Well, you’re not in the radio business anymore. You’re in the advertising/creative/acting business. If you want to make it in this business you have to lose that DJ mentality.
Our clients are looking for someone who can make their copy come alive. Someone who really gets what they’re trying to do and say. Someone who understands that it’s their job to make the client look good. Someone who treats the copy as if they wrote it and as if it was the last spot they’re ever going to do.
Years ago I totally embarrassed myself in a session. It was an ISDN session and the client was patched in for it. After a few minutes into the session I heard the client say to his client, “Wow, this isn’t the same voice I heard on the audition.”
I had failed to follow up and listen to the audition and determine what voice the client was looking for. I wasted his time and increased his costs because he had to take studio time to get me to where he wanted me.
I’ve been on numerous multiple-voice sessions where one of the talents made this very mistake. It’s costly and it just puts everyone else in an awkward and frustrating position.
Don’t do it. Be consistent. Know what it is about you that your client hired you to do.
4. Out Of Your League
This is similar to #3. Sometimes you get hired to do something that you just aren’t capable of doing. Oh, you think you can, but you can’t. Your demo suggested that you could, but the demo was doctored and you are out of your league.

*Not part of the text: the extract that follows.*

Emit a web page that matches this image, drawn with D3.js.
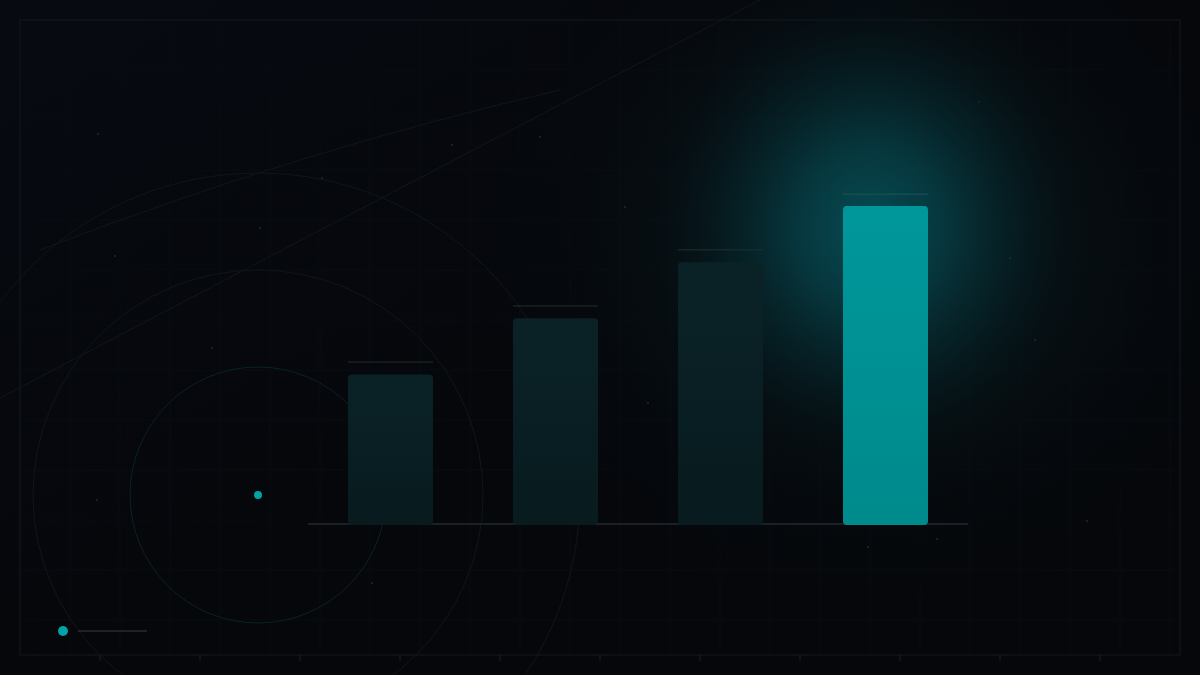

Some time ago I was working on a two-voice Spanish spot for a client that didn’t know Spanish. The other talent knew Spanish but was not a native speaker. The difference was awkwardly obvious to me and no one else. I approached the agency and gave them a heads up but they dropped the ball. The client didn’t know it…until the spot aired.
The agency lost the account.
Listen, when you pretend that you can deliver the goods eventually it’s going to get back to your client that that’s what you were doing: pretending.
A few things are about to happen here. First, you are never going to be hired by that client again…maybe not even that production house. Secondly, you’ve cost the client money, and chances are you won’t get paid – so you wasted their time and yours because you could have been doing a job that you’re good at! Thirdly, you may have damaged the credibility of others that you are working with. And finally, now you’ve got a bad reputation with a few people in the industry. Not good. Not smart.
5. Bad Records
OK, one more. This is, after all, a blog and not a book.
Learn to keep good records and get your invoicing in on time. I’m speaking from experience here. I’m horrible at this. I’ve got great invoicing and bookkeeping software, but I’m pathetic when it comes to keeping up with the invoicing. It’s an area I have to really focus on. My CPAhates me.
Not getting your invoicing done in a timely manner does a number of negative things. It creates a bookkeeping nightmare for your client. It makes you look incompetent. And it just creates more work for you that you are obviously not good at! Oh, the IRS is gonna love you!
We’re business people for crying out loud! We need to act that way.
So…you’ve probably thought of a few more mistakes that need to be added to this list. Let’s see ’em. It can only help make our business better!